"""

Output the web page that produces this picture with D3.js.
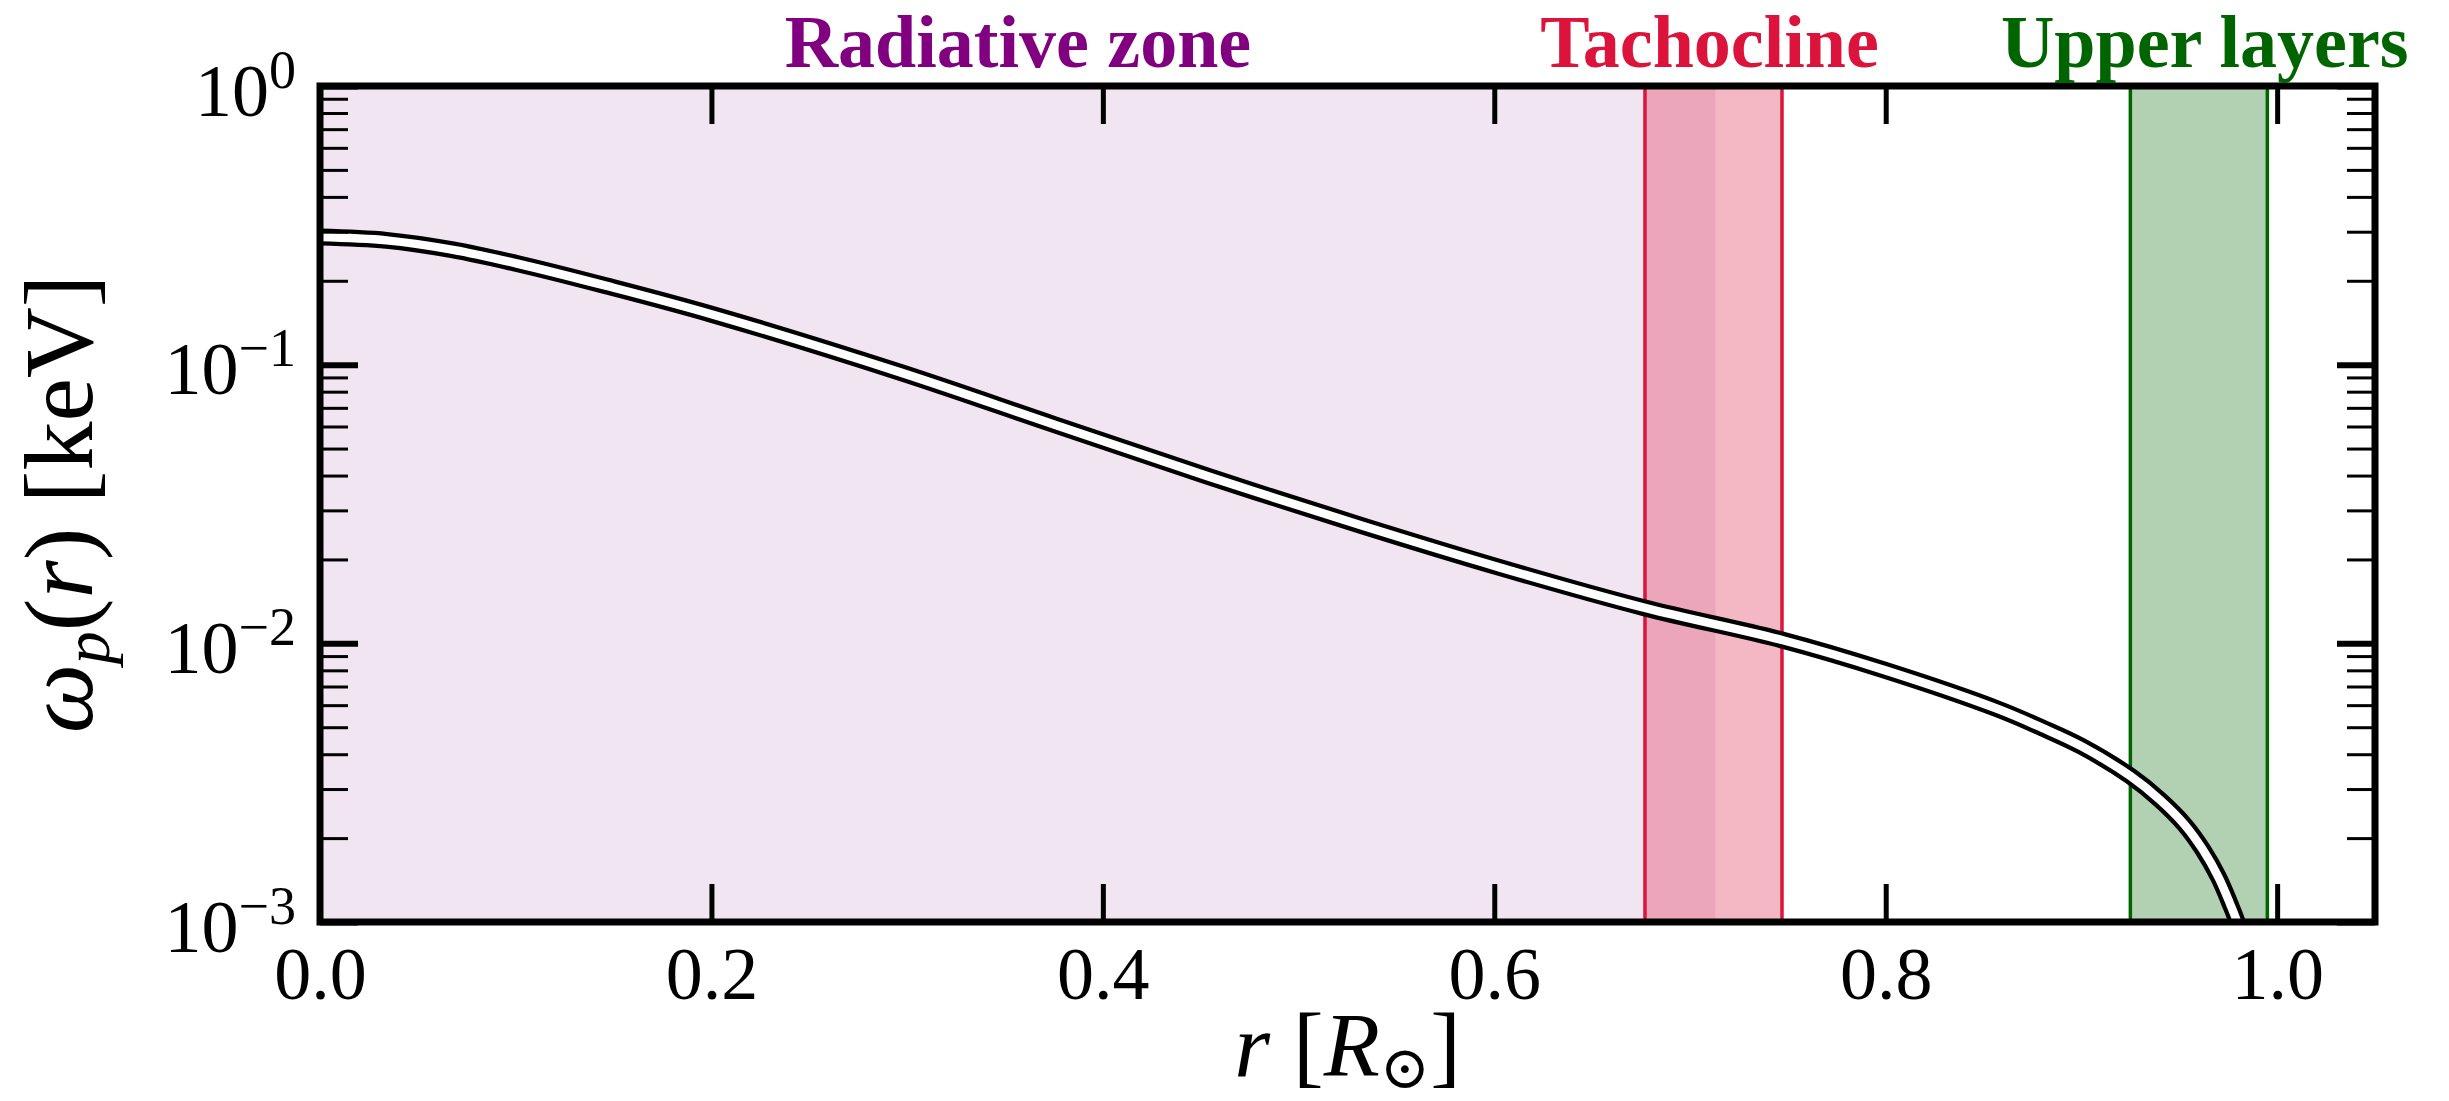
<!DOCTYPE html>
<html>
<head>
<meta charset="utf-8">
<script src="https://cdn.jsdelivr.net/npm/d3@7"></script>
<style>
  html, body { margin: 0; padding: 0; background: #ffffff; }
  svg { display: block; }
</style>
</head>
<body>
<svg id="chart" width="2449" height="1101"></svg>
<script>
// ---------------- data ----------------
const radius = [0, 0.034, 0.068, 0.100, 0.146, 0.200, 0.2965, 0.375, 0.453, 0.531, 0.603,
                0.677, 0.747, 0.799, 0.857, 0.880, 0.900, 0.925, 0.940, 0.9526, 0.962, 0.970,
                0.976, 0.980, 0.985, 0.990];
const omegaP = [0.2871, 0.2793, 0.2582, 0.2312, 0.1920, 0.1517, 0.0938, 0.0610, 0.0399,
                0.02663, 0.0187, 0.0134, 0.01028, 0.00803, 0.00582, 0.00497, 0.00427, 0.00334,
                0.00275, 0.00224, 0.00182, 0.00145, 0.00116, 0.00098, 0.00073, 0.00050];

const zoneNames = ["Radiative zone", "Tachocline", "Upper layers"];
const zoneStart = [0.0, 0.677, 0.925];
const zoneEnd   = [0.713, 0.747, 0.995];
const zoneLabelAt = [0.3566, 0.710, 0.963];

const xTicks = [0.0, 0.2, 0.4, 0.6, 0.8, 1.0];
const xTickLabels = ["0.0", "0.2", "0.4", "0.6", "0.8", "1.0"];
const yMajor = [1e-3, 1e-2, 1e-1, 1e0];
const yMajorExp = ["−3", "−2", "−1", "0"];
const yMinor = [2e-3,3e-3,4e-3,5e-3,6e-3,7e-3,8e-3,9e-3,
                2e-2,3e-2,4e-2,5e-2,6e-2,7e-2,8e-2,9e-2,
                2e-1,3e-1,4e-1,5e-1,6e-1,7e-1,8e-1,9e-1];

// ---------------- layout ----------------
const L = 320, R = 2375, T = 86, B = 922;
const svg = d3.select("#chart");
const x = d3.scaleLinear().domain([0, 1.05]).range([L, R]);
const y = d3.scaleLog().domain([1e-3, 1]).range([B, T]);

const zoneFill = ["rgba(128,0,128,0.1)", "rgba(220,20,60,0.3)", "rgba(0,100,0,0.3)"];
const zoneEdge = [null, "#dc143c", "#006400"];
const zoneText = ["#800080", "#dc143c", "#006400"];
const serif = "'Liberation Serif', 'DejaVu Serif', serif";

// clip
svg.append("defs").append("clipPath").attr("id", "plotclip")
  .append("rect").attr("x", L).attr("y", T).attr("width", R - L).attr("height", B - T);

const plot = svg.append("g").attr("clip-path", "url(#plotclip)");

// zones
zoneNames.forEach((n, i) => {
  plot.append("rect")
    .attr("x", x(zoneStart[i])).attr("y", T)
    .attr("width", x(zoneEnd[i]) - x(zoneStart[i])).attr("height", B - T)
    .attr("fill", zoneFill[i]);
  if (zoneEdge[i]) {
    [zoneStart[i], zoneEnd[i]].forEach(v => {
      plot.append("line")
        .attr("x1", x(v)).attr("x2", x(v)).attr("y1", T).attr("y2", B)
        .attr("stroke", zoneEdge[i]).attr("stroke-width", 3.5);
    });
  }
});

// curve
const pts = radius.map((r, i) => [r, omegaP[i]]);
const line = d3.line().x(d => x(d[0])).y(d => y(d[1])).curve(d3.curveCatmullRom.alpha(0.5));
plot.append("path").datum(pts).attr("d", line)
  .attr("fill", "none").attr("stroke", "#000").attr("stroke-width", 17);
plot.append("path").datum(pts).attr("d", line)
  .attr("fill", "none").attr("stroke", "#fff").attr("stroke-width", 8.5);

// ---------------- axes ----------------
function styleAxis(g, w) {
  g.select(".domain").remove();
  g.selectAll(".tick line").attr("stroke", "#000").attr("stroke-width", w);
}
// bottom
const gB = svg.append("g").attr("transform", `translate(0,${B})`)
  .call(d3.axisBottom(x).tickValues(xTicks).tickSize(-38).tickPadding(24)
        .tickFormat((d, i) => xTickLabels[i]));
styleAxis(gB, 5);
gB.selectAll("text").attr("font-family", serif).attr("font-size", 74).attr("fill", "#000");
// top
const gT = svg.append("g").attr("transform", `translate(0,${T})`)
  .call(d3.axisTop(x).tickValues(xTicks).tickSize(-38).tickFormat(""));
styleAxis(gT, 5);
// left
const gL = svg.append("g").attr("transform", `translate(${L},0)`)
  .call(d3.axisLeft(y).tickValues(yMajor).tickSize(-38).tickPadding(24).tickFormat(""));
styleAxis(gL, 6);
gL.selectAll(".tick text").each(function(d, i) {
  const t = d3.select(this).text(null)
    .attr("font-family", serif).attr("font-size", 74).attr("fill", "#000")
    .attr("text-anchor", "end").attr("dy", null).attr("x", -24).attr("y", 29);
  t.append("tspan").text("10");
  t.append("tspan").attr("dy", -28).attr("font-size", 54).text(yMajorExp[i]);
});
const gLm = svg.append("g").attr("transform", `translate(${L},0)`)
  .call(d3.axisLeft(y).tickValues(yMinor).tickSize(-28).tickFormat(""));
styleAxis(gLm, 3);
// right
const gR = svg.append("g").attr("transform", `translate(${R},0)`)
  .call(d3.axisRight(y).tickValues(yMajor).tickSize(-38).tickFormat(""));
styleAxis(gR, 6);
const gRm = svg.append("g").attr("transform", `translate(${R},0)`)
  .call(d3.axisRight(y).tickValues(yMinor).tickSize(-28).tickFormat(""));
styleAxis(gRm, 3);

// frame
svg.append("rect").attr("x", L).attr("y", T).attr("width", R - L).attr("height", B - T)
  .attr("fill", "none").attr("stroke", "#000").attr("stroke-width", 7);

// zone labels
zoneNames.forEach((n, i) => {
  svg.append("text").attr("x", x(zoneLabelAt[i])).attr("y", 67)
    .attr("text-anchor", "middle").attr("font-family", serif).attr("font-weight", "bold")
    .attr("font-size", 74).attr("fill", zoneText[i]).text(n);
});

// x label
const xl = svg.append("text").attr("x", (L + R) / 2).attr("y", 1076)
  .attr("text-anchor", "middle").attr("font-family", serif).attr("font-size", 92).attr("fill", "#000");
xl.append("tspan").attr("font-style", "italic").text("r");
xl.append("tspan").text(" [");
xl.append("tspan").attr("font-style", "italic").text("R");
xl.append("tspan").attr("font-size", 60).attr("dy", 12).text("⊙");
xl.append("tspan").attr("dy", -12).text("]");

// y label
const yl = svg.append("text").attr("transform", `translate(92,${(T + B) / 2}) rotate(-90)`)
  .attr("text-anchor", "middle").attr("font-family", serif).attr("font-size", 98).attr("fill", "#000");
yl.append("tspan").attr("font-style", "italic").text("ω");
yl.append("tspan").attr("font-style", "italic").attr("font-size", 66).attr("dy", 17).text("p");
yl.append("tspan").attr("dy", -17).text("(");
yl.append("tspan").attr("font-style", "italic").text("r");
yl.append("tspan").text(") [keV]");
</script>
</body>
</html>
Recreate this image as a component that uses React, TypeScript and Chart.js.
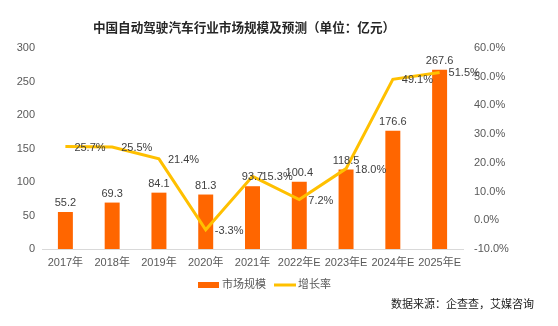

"""

> **Required work**
Write down every line from the opening of the listing to the line with "0.00098, 0.00073, 0.00050];", both included, and nothing else; the pictures are omitted.

> **Response to this task**
Output the web page that produces this picture with D3.js.
<!DOCTYPE html>
<html>
<head>
<meta charset="utf-8">
<script src="https://cdn.jsdelivr.net/npm/d3@7"></script>
<style>
  html, body { margin: 0; padding: 0; background: #ffffff; }
  svg { display: block; }
</style>
</head>
<body>
<svg id="chart" width="2449" height="1101"></svg>
<script>
// ---------------- data ----------------
const radius = [0, 0.034, 0.068, 0.100, 0.146, 0.200, 0.2965, 0.375, 0.453, 0.531, 0.603,
                0.677, 0.747, 0.799, 0.857, 0.880, 0.900, 0.925, 0.940, 0.9526, 0.962, 0.970,
                0.976, 0.980, 0.985, 0.990];
const omegaP = [0.2871, 0.2793, 0.2582, 0.2312, 0.1920, 0.1517, 0.0938, 0.0610, 0.0399,
                0.02663, 0.0187, 0.0134, 0.01028, 0.00803, 0.00582, 0.00497, 0.00427, 0.00334,
                0.00275, 0.00224, 0.00182, 0.00145, 0.00116, 0.00098, 0.00073, 0.00050];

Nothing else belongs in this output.